● **What to produce**
Extract the lines from the first one in the records below through the line containing "fontsize=14, color=GRIS)", keeping both ends and leaving out any pictures.

[Entries with chart source code]
###
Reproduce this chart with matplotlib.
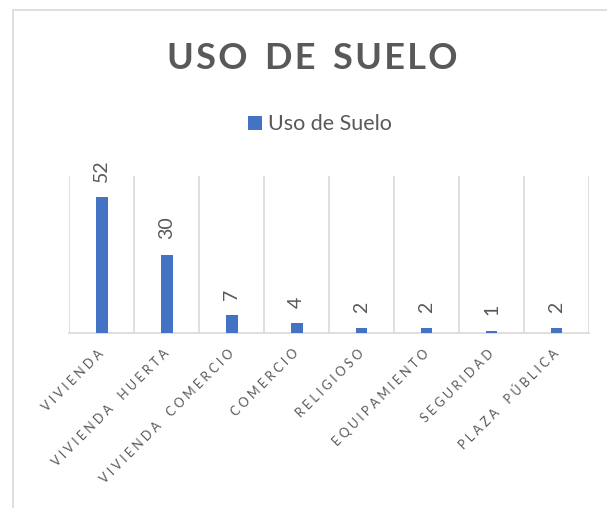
import matplotlib.pyplot as plt
from matplotlib.patches import Rectangle

# datos
categorias = ["VIVIENDA", "VIVIENDA HUERTA", "VIVIENDA COMERCIO", "COMERCIO",
              "RELIGIOSO", "EQUIPAMIENTO", "SEGURIDAD", "PLAZA PÚBLICA"]
valores = [52, 30, 7, 4, 2, 2, 1, 2]
serie = "Uso de Suelo"
titulo = "USO DE SUELO"

AZUL = "#4472C4"
GRIS = "#595959"
LINEA = "#d9d9d9"
FUENTE = ["Lato", "DejaVu Sans"]

plt.rcParams["font.family"] = FUENTE


def espaciar(texto, sep, sep_palabra):
    # imita el espaciado entre caracteres de Excel
    return sep_palabra.join(sep.join(p) for p in texto.split(" "))


W, H = 607, 508
fig = plt.figure(figsize=(W / 100, H / 100), dpi=100)

# marco del grafico (sale por la derecha y por abajo)
fig.patches.append(Rectangle((13 / W, -0.1), 1.2, 1 - 10 / H + 0.1,
                             transform=fig.transFigure, fill=False,
                             edgecolor=LINEA, linewidth=1.2))

ax = fig.add_axes([69.3 / W, 1 - 333.3 / H, (589 - 69.3) / W, (333.3 - 176) / H])

x = range(len(valores))
barras = ax.bar(x, valores, width=0.18, color=AZUL, label=serie, zorder=3)

ax.set_xlim(-0.5, len(valores) - 0.5)
ax.set_ylim(0, 60)
ax.set_yticks([])

# lineas verticales entre categorias
for i in range(len(valores) + 1):
    ax.axvline(i - 0.5, color=LINEA, linewidth=1.2, zorder=1)

for s in ["top", "right", "left"]:
    ax.spines[s].set_visible(False)
ax.spines["bottom"].set_color(LINEA)
ax.spines["bottom"].set_linewidth(1.2)

ax.set_xticks(list(x))
ax.set_xticklabels([espaciar(c, " ", "    ") for c in categorias], rotation=45,
                   ha="right", va="center", rotation_mode="anchor",
                   fontsize=9, color=GRIS)
ax.tick_params(axis="x", length=0, pad=13)

for b, v in zip(barras, valores):
    ax.annotate(str(v), (b.get_x() + b.get_width() / 2, v),
                xytext=(0, 11), textcoords="offset points",
                rotation=90, ha="center", va="bottom",
                fontsize=14, color=GRIS)

fig.text(312 / W, 1 - 69 / H, espaciar(titulo, "\u200a", "  "),
         ha="center", va="baseline", fontsize=26, fontweight="bold", color=GRIS)

fig.legend(handles=[barras], labels=[serie], loc="center",
           bbox_to_anchor=(320 / W, 1 - 124.5 / H), frameon=False,
           fontsize=15.5, labelcolor=GRIS, handlelength=0.65, handleheight=0.65,
           handletextpad=0.3)

fig.savefig("out.png", dpi=100, facecolor="white")
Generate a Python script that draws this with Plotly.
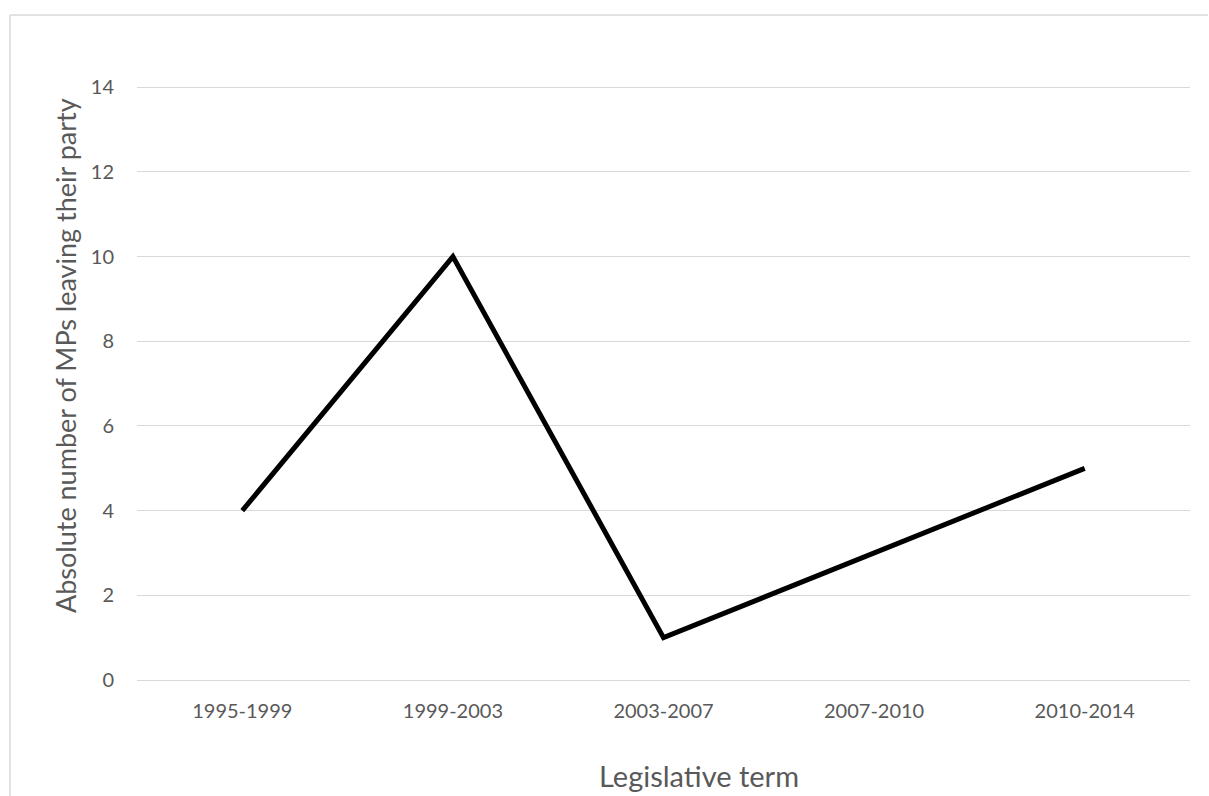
import plotly.graph_objects as go

terms = ["1995-1999", "1999-2003", "2003-2007", "2007-2010", "2010-2014"]
mps_leaving = [4, 10, 1, 3, 5]
y_ticks = [0, 2, 4, 6, 8, 10, 12, 14]

W, H = 1209, 796
L, R, T, B = 137, 19, 86, 116
pw, ph = W - L - R, H - T - B

fig = go.Figure(go.Scatter(
    x=terms, y=mps_leaving, mode="lines",
    line=dict(color="black", width=5),
    hoverinfo="x+y",
))

font_family = "Lato, 'Open Sans', sans-serif"
grey = "#595959"
border = dict(color="#d9d9d9", width=1.5)
bx0 = (10 - L) / pw
by1 = (T + ph - 15) / ph
fig.update_layout(
    width=W, height=H,
    margin=dict(l=L, r=R, t=T, b=B, autoexpand=False),
    paper_bgcolor="white", plot_bgcolor="white",
    showlegend=False,
    font=dict(family=font_family, color=grey),
    xaxis=dict(
        type="category", range=[-0.5, 4.5], automargin=False,
        showgrid=False, showline=False, zeroline=False, ticks="",
        tickfont=dict(size=20, color=grey),
        ticklabelstandoff=17,
    ),
    yaxis=dict(
        range=[0, 14.03], tickvals=y_ticks, automargin=False,
        showgrid=True, gridcolor="#d9d9d9", gridwidth=1.3,
        zeroline=True, zerolinecolor="#d9d9d9", zerolinewidth=1.3,
        showline=False, ticks="",
        tickfont=dict(size=20, color=grey),
        ticklabelstandoff=22,
    ),
    annotations=[
        dict(text="Legislative term", xref="paper", yref="paper",
             x=(699 - L) / pw, y=(T + ph - 775) / ph,
             xanchor="center", yanchor="middle", showarrow=False,
             font=dict(size=29, color=grey)),
        dict(text="Absolute number of MPs leaving their party", xref="paper", yref="paper",
             x=(65 - L) / pw, y=(T + ph - 356) / ph, textangle=-90,
             xanchor="center", yanchor="middle", showarrow=False,
             font=dict(size=27, color=grey)),
    ],
    shapes=[
        dict(type="line", xref="paper", yref="paper",
             x0=bx0, x1=(1208 - L) / pw, y0=by1, y1=by1, line=border, layer="below"),
        dict(type="line", xref="paper", yref="paper",
             x0=bx0, x1=bx0, y0=-1, y1=by1, line=border, layer="below"),
    ],
)

# remove the default page margin so the figure fills the window exactly
fig.write_html(
    "out.html",
    config={"displayModeBar": False},
    post_script="document.body.style.margin='0';document.body.style.overflow='hidden';",
)
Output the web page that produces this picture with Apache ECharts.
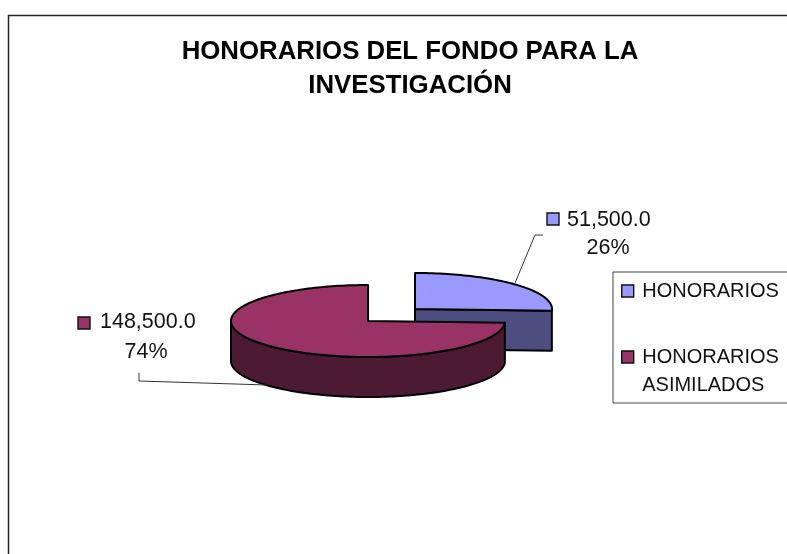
###
● **The completed task**
Reproduce this chart with matplotlib.
import matplotlib.pyplot as plt
from matplotlib.patches import Rectangle

# datos
categorias = ["VIVIENDA", "VIVIENDA HUERTA", "VIVIENDA COMERCIO", "COMERCIO",
              "RELIGIOSO", "EQUIPAMIENTO", "SEGURIDAD", "PLAZA PÚBLICA"]
valores = [52, 30, 7, 4, 2, 2, 1, 2]
serie = "Uso de Suelo"
titulo = "USO DE SUELO"

AZUL = "#4472C4"
GRIS = "#595959"
LINEA = "#d9d9d9"
FUENTE = ["Lato", "DejaVu Sans"]

plt.rcParams["font.family"] = FUENTE


def espaciar(texto, sep, sep_palabra):
    # imita el espaciado entre caracteres de Excel
    return sep_palabra.join(sep.join(p) for p in texto.split(" "))


W, H = 607, 508
fig = plt.figure(figsize=(W / 100, H / 100), dpi=100)

# marco del grafico (sale por la derecha y por abajo)
fig.patches.append(Rectangle((13 / W, -0.1), 1.2, 1 - 10 / H + 0.1,
                             transform=fig.transFigure, fill=False,
                             edgecolor=LINEA, linewidth=1.2))

ax = fig.add_axes([69.3 / W, 1 - 333.3 / H, (589 - 69.3) / W, (333.3 - 176) / H])

x = range(len(valores))
barras = ax.bar(x, valores, width=0.18, color=AZUL, label=serie, zorder=3)

ax.set_xlim(-0.5, len(valores) - 0.5)
ax.set_ylim(0, 60)
ax.set_yticks([])

# lineas verticales entre categorias
for i in range(len(valores) + 1):
    ax.axvline(i - 0.5, color=LINEA, linewidth=1.2, zorder=1)

for s in ["top", "right", "left"]:
    ax.spines[s].set_visible(False)
ax.spines["bottom"].set_color(LINEA)
ax.spines["bottom"].set_linewidth(1.2)

ax.set_xticks(list(x))
ax.set_xticklabels([espaciar(c, " ", "    ") for c in categorias], rotation=45,
                   ha="right", va="center", rotation_mode="anchor",
                   fontsize=9, color=GRIS)
ax.tick_params(axis="x", length=0, pad=13)

for b, v in zip(barras, valores):
    ax.annotate(str(v), (b.get_x() + b.get_width() / 2, v),
                xytext=(0, 11), textcoords="offset points",
                rotation=90, ha="center", va="bottom",
                fontsize=14, color=GRIS)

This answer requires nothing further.